Above all, as the ASEAN Six become Seven, the three Indochinese states cease to be a de facto buffer between ASEAN and China. Put another way, ASEAN now shares a land border with China. When and if Laos and Myanmar become full ASEAN members, the Sino-ASEAN land border will lengthen.
The risk seems worth taking for several reasons. Vietnam yearns for greater economic dynamism which it hopes ASEAN membership will help impart. Joining AFTA will not be easy -- but the addition of 70 million Vietnamese to the AFTA market could, if successfully accomplished, make AFTA far more formidable.
For the foreseeable future, ASEAN will have to grapple with the ever-growing regional reality of an assertive China. In this geopolitical task, Vietnam will be a very useful guide, even if it is communist.
Further, with Vietnam's accession, all the Southeast Asian claimants to disputed islands in the South China Sea -- Vietnam, Brunei, the Philippines and Malaysia -- are within ASEAN. Only the two Chinese claimants -- China and Taiwan -- remain outside. Vietnam will probably provide a healthy corrective to an enduring ASEAN mistake, the tendency to think that the mere issuance of the ASEAN Declaration on the South China Sea in July 1992 binds all claimants to conciliation.

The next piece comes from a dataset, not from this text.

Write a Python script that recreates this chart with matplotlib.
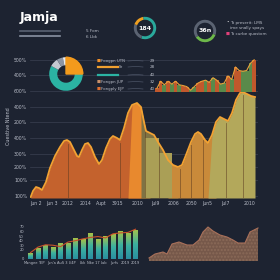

The most important document for China that year was its own law on the South China Sea, passed in February 1992 by the National Peoples Congress, effectively annexing the whole sea as part of China. That law implicitly involved the largest ASEAN member, Indonesia, since it could mean that Beijing claims the Natuna Islands, too.
ASEAN's technique, which Vietnam will now have to adopt, has been to minimize territorial discord by freezing the status quo in any dispute and conducting dialog. The recent Philippine reaction to Chinese installations on Mischief Reef in the Spratly Islands served to draw attention to the fact that China has been quietly changing the status quo, and implementing its own law, since 1992 -- even though there was a tentative Indonesian sponsored unofficial dialogue with ASEAN countries proceeding at the same time.
Somewhat imperiously, in what looks like a blatant attempt to "divide and rule" among those nations which the Middle Kingdom has traditionally regarded as "tributary states", China has insisted that all South China Sea disputes be settled with it on a bilateral basis.
The challenge facing ASEAN both now in the Brunei meetings, and also into that foreseeable future, is to insist, quietly but firmly yet persistently, that ASEAN solidarity is a multilateral diplomatic reality which Beijing must recognize and accept. It will never be easy, especially amidst the current profound uncertainties of China's domestic politics. But ASEAN has no choice but to assert itself in this modest way, because only in cohesion does Southeast Asia gain an ability to diplomatically counter China's greater overall power.
The South China Sea will take much of the spotlight in Brunei but it remains only one of many other issues which will be raised under the expanding umbrella.
ASEAN celebrates one failure and one success.
The success came when Myanmar's military rulers, almost certainly anxious to increase their ASEAN connections, and decrease their wider isolation, released Aung San Suu Kyi from six years of house arrest.
This enables ASEAN to claim that its policy of "constructive engagement" with Myanmar was bearing fruit after all. But ASEAN cannot sit back and relax. Rather, it must gently urge Myanmar's generals to enter into further constructive engagement with Ms. Suu Kyi.
The ASEAN failure came when Philippine-Singaporean relations severely deteriorated over the Singapore hanging of a maid, Flor Contemplacion, who was convicted for murder, despite half-hearted requests from the government in Manila for a stay of execution. It was a complex incident which usefully reminded everyone that ASEAN solidarity remains an elitist concept -- which can be easily damaged either by Singaporean elite disdain for Southeast Asians, or Philippine elite disdain for their own people.